In our continuing search and analysis of Internet of things-related channel opportunities from vendor-partners, IBM skipped right past the “sensors and controls” that others talk about and focused on the data and the analytics behind those sensors.
Sandy Carter, IBM general manager for cloud ecosystems and developers, sees four foundational areas where the Internet of things (IoT) will deliver value to customers: new business models; operational optimization; value in connecting what matters, not just sensors for sensors sake; and the most important thing is the data and the analytics.
“I don’t think the sensor guys are going to be what really makes the difference,” Carter said. “I think it’s going to be around the people who can take the data and interpret it, and then dynamically make changes based on the data.”

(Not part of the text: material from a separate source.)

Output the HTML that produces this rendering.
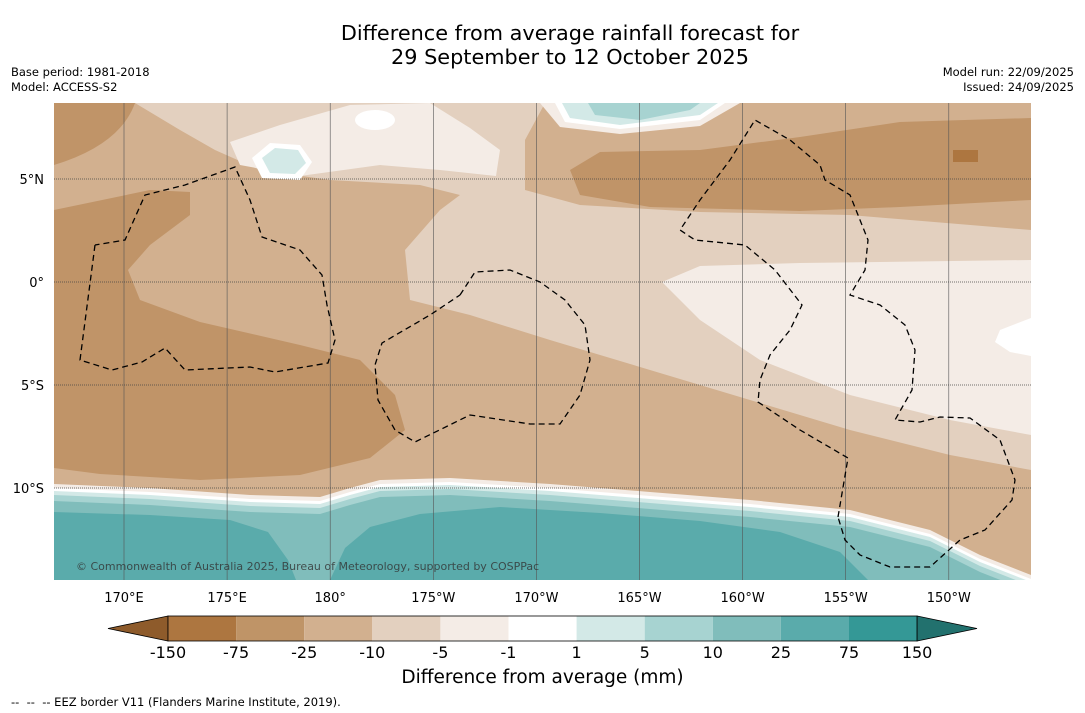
<!DOCTYPE html>
<html><head><meta charset="utf-8">
<style>
body{margin:0;background:#fff;width:1085px;height:713px;overflow:hidden;font-family:"DejaVu Sans","Liberation Sans",sans-serif;position:relative}
.t{position:absolute;color:#000}
</style></head><body>
<div class="t" style="left:0;width:1140px;top:21px;text-align:center;font-size:20.8px;line-height:24px">Difference from average rainfall forecast for<br>29 September to 12 October 2025</div>
<div class="t" style="left:11px;top:65px;font-size:11.5px;line-height:15px">Base period: 1981-2018<br>Model: ACCESS-S2</div>
<div class="t" style="right:11px;top:65px;font-size:11.5px;line-height:15px;text-align:right">Model run: 22/09/2025<br>Issued: 24/09/2025</div>
<svg width="1085" height="713" style="position:absolute;left:0;top:0">
<defs><clipPath id="mc"><rect x="54" y="103" width="977" height="477"/></clipPath></defs>
<g clip-path="url(#mc)">
<rect x="54" y="103" width="977" height="477" fill="#d2b08f"/>
<path fill="#e3d0bf" d="M135,103 L545,103 L525,140 L525,190 L580,205 L700,212 L850,215 L1031,230 L1031,470 L950,455 L850,430 L750,400 L650,370 L550,340 L470,315 L410,300 L405,250 L440,210 L460,195 L420,185 L330,180 L260,170 L215,150 L180,130 Z"/>
<path fill="#c09468" d="M54,103 L135,103 Q120,145 54,165 Z"/>
<path fill="#c09468" d="M54,210 L150,190 L190,192 L190,215 L150,245 L128,270 L140,300 L200,322 L300,345 L360,360 L395,395 L405,430 L370,458 L300,475 L200,480 L100,474 L54,468 Z"/>
<path fill="#c09468" d="M570,170 L600,152 L700,150 L800,137 L900,122 L1031,118 L1031,200 L900,207 L800,211 L650,207 L580,195 Z"/>
<rect x="953" y="150" width="25" height="12" fill="#ad7640"/>
<path fill="#f4ece6" d="M230,142 L280,125 L350,105 L430,103 L470,128 L500,150 L496,176 L440,170 L380,165 L300,176 L240,165 Z"/>
<path fill="#f4ece6" d="M662,282 L700,266 L800,263 L1031,260 L1031,435 L950,420 L850,395 L760,360 L700,320 Z"/>
<path fill="#f4ece6" d="M540,103 L560,127 L620,134 L700,126 L740,103 Z"/>
<ellipse cx="375" cy="120" rx="20" ry="10" fill="#fff"/>
<path fill="#fff" d="M1031,318 L1000,330 L995,342 L1010,352 L1031,356 Z"/>
<path fill="#fff" d="M555,103 L565,122 L620,129 L700,120 L725,103 Z"/>
<path fill="#d3e9e7" d="M562,103 L570,118 L620,125 L700,115 L718,103 Z"/>
<path fill="#a7d3d1" d="M588,103 L595,115 L640,120 L690,110 L700,103 Z"/>
<path fill="#fff" d="M252,158 L270,143 L300,145 L312,162 L300,180 L262,178 Z"/>
<path fill="#d3e9e7" d="M262,158 L275,148 L298,150 L306,163 L295,174 L270,173 Z"/>
<g id="bands"></g>
<path fill="#5aabab" d="M54,512 L150,515 L230,520 L268,532 L288,560 L296,580 L54,580 Z"/>
<path fill="#5aabab" d="M330,580 L345,548 L370,527 L420,514 L500,507 L600,513 L700,521 L780,532 L840,552 L868,580 Z"/>
<g id="grid"></g>
<g fill="none" stroke="#000" stroke-width="1.3" stroke-dasharray="6,4">
<polyline points="95,245 80,360 112,370 142,362 165,348 185,370 250,367 275,372 328,363 335,340 327,305 322,275 300,250 262,237 250,200 235,167 185,185 145,195 125,240 95,245"/>
<polyline points="460,295 475,272 510,270 540,282 565,300 585,325 590,360 580,395 560,424 530,424 470,415 415,442 395,430 378,400 375,365 382,343 430,315 460,295"/>
<polyline points="838,517 848,458 800,430 758,402 760,380 770,355 790,330 802,305 775,270 745,245 695,240 680,230 700,200 730,160 755,120 790,140 820,165 825,180 850,195 868,240 865,270 850,295 880,305 905,325 915,350 912,390 895,420 920,422 940,417 970,418 1000,440 1015,480 1012,500 985,530 960,540 930,567 890,567 860,555 845,540 838,517"/>
</g>
<text x="76" y="570" font-size="11" fill="#333" opacity="0.8" font-family="DejaVu Sans,sans-serif">© Commonwealth of Australia 2025, Bureau of Meteorology, supported by COSPPac</text>
</g>
<g id="ticks" font-size="13" font-family="DejaVu Sans,sans-serif"></g>
<g id="cbar"></g>
</svg>
<div class="t" style="left:0;width:1085px;top:667px;text-align:center;font-size:18.5px">Difference from average (mm)</div>
<div class="t" style="left:11px;top:695px;font-size:11.5px">--&nbsp; --&nbsp; -- EEZ border V11 (Flanders Marine Institute, 2019).</div>
<script>
const cbLabels=["-150","-75","-25","-10","-5","-1","1","5","10","25","75","150"];
const cbColors=["#ad7640","#bf9467","#d2b08f","#e3d0bf","#f4ece6","#ffffff","#d3e9e7","#a7d3d1","#80bdbb","#5aabab","#349896"];
const lonLabels=["170°E","175°E","180°","175°W","170°W","165°W","160°W","155°W","150°W"];
const latLabels=["5°N","0°","5°S","10°S"];
const NS="http://www.w3.org/2000/svg";
function mk(t,a,p){const e=document.createElementNS(NS,t);for(const k in a)e.setAttribute(k,a[k]);p.appendChild(e);return e;}
const base=[[54,484],[150,488],[250,495],[320,497],[350,488],[380,480],[450,478],[550,484],[650,492],[750,500],[850,510],[930,530],[980,555],[1031,575]];
const bandOff=[0,4,7,11,17];
const bandCol=["#f4ece6","#ffffff","#d3e9e7","#a7d3d1","#80bdbb"];
const bg=document.getElementById('bands');
bandOff.forEach((o,i)=>{let d="M54,600 ";base.forEach(p=>d+="L"+p[0]+","+(p[1]+o)+" ");d+="L1031,600 Z";
const e=mk('path',{d:d,fill:bandCol[i]},bg);

});
const gg=document.getElementById('grid');
const lonX=i=>124+i*103.1, latY=i=>179+i*103;
for(let i=0;i<9;i++){const l=mk('line',{x1:lonX(i),x2:lonX(i),y1:103,y2:580,stroke:'#555','stroke-width':0.6},gg);

}
for(let i=0;i<4;i++){const l=mk('line',{x1:54,x2:1031,y1:latY(i),y2:latY(i),stroke:'#444','stroke-width':0.7,'stroke-dasharray':'1,1'},gg);

}
const tg=document.getElementById('ticks');
lonLabels.forEach((s,i)=>{const t=mk('text',{x:lonX(i),y:602,'text-anchor':'middle'},tg);t.textContent=s;

});
latLabels.forEach((s,i)=>{const t=mk('text',{x:44,y:latY(i)+5,'text-anchor':'end'},tg);t.textContent=s;

});
const cb=document.getElementById('cbar');
const x0=168,w=68.1,y0=616,h=25;
const la=mk('path',{d:`M${x0},${y0} L108,${y0+h/2} L${x0},${y0+h} Z`,fill:'#8e5b2b',stroke:'#000','stroke-width':0.8},cb);


cbColors.forEach((c,i)=>{const r=mk('rect',{x:x0+i*w,y:y0,width:w,height:h,fill:c},cb);

});
const xe=x0+cbColors.length*w;
const ra=mk('path',{d:`M${xe},${y0} L977,${y0+h/2} L${xe},${y0+h} Z`,fill:'#22716e',stroke:'#000','stroke-width':0.8},cb);


mk('rect',{x:x0,y:y0,width:xe-x0,height:h,fill:'none',stroke:'#000','stroke-width':0.8},cb);
cbLabels.forEach((s,i)=>{const t=mk('text',{x:x0+i*w,y:658,'text-anchor':'middle','font-size':16,'font-family':'DejaVu Sans,sans-serif'},cb);t.textContent=s;

});
</script>
</body></html>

IBM continues to expand in that space. Earlier this year, IBM purchased The Weather Company, including cloud-based Web-properties including Weather.com, Weather Underground and WSI.
“That is really integrating real-time weather insight into making business decisions,” explained Carter. “They have 100,000 sensors and 2.2 billion forecast points. That’s combining data to create more valuable insight. If you’re an insurance company, or a retailer, that can really help your business.”
Carter characterized the most valuable processes coming from the Internet of things as the integration of systems of record with systems of integration to yield systems of insight.
IBM describes this as cognitive computing. In a white paper titled “The Internet of Things in the Cognitive Era: Realizing the Future and Full Potential of Connected Devices” Harriet Green, general manager of IBM Watson IoT and education, wrote:
“Rather than being explicitly programmed, cognitive systems learn from interactions with us and their experiences with their environment. This enables them to keep pace with the volume, complexity, and unpredictability of information generated by the Internet of things.
When cognitive computing is applied to the Internet of things, the result is what we call Cognitive IoT, which we define as systems that infuse intelligence into, and learn from, the physical world. The end result is deeper, more meaningful insight into the world around us—our context—from how variations in weather affects your business in unexpected ways to the hidden patterns in how people are talking about your brand.”
Cognitive Computing Opportunities for IoT Solution Providers
Where do IoT solution providers fit in?
IBM’s Carter sees three categories of channel partners: the third that “get it” and are using it; the third that say “teach me about it” and the third that just won’t make it
According to IBM’s document “Watson IoT: Welcome to the Era of Cognitive IT,” the first group is currently represented by more than 350 Watson ecosystem business partners taking advantage of more than two-dozen Watson APIs, including four designed to accelerate cognitive IoT, powered by 50 different cognitive technologies.
For the second group, Carter recommends that they look around the world to see what’s happening and how the world is changing. Having just returned from touring 78 countries, Carter is clearly speaking from first-hand experience.
Carter predicts that these partners will come out realizing that they need to make a significant transition from reseller to integrator. Carter points out: “According to IDC, cloud partners who are dipping into the IoT and cognitive have higher revenue than those staying still, and [they] are enjoying 2x growth.”
Then, partners are encouraged to visit the IBM Watson Ecosystem Partnerships page, which more thoroughly describes Watson Services and partner access to the IBM Network and their community of expertise.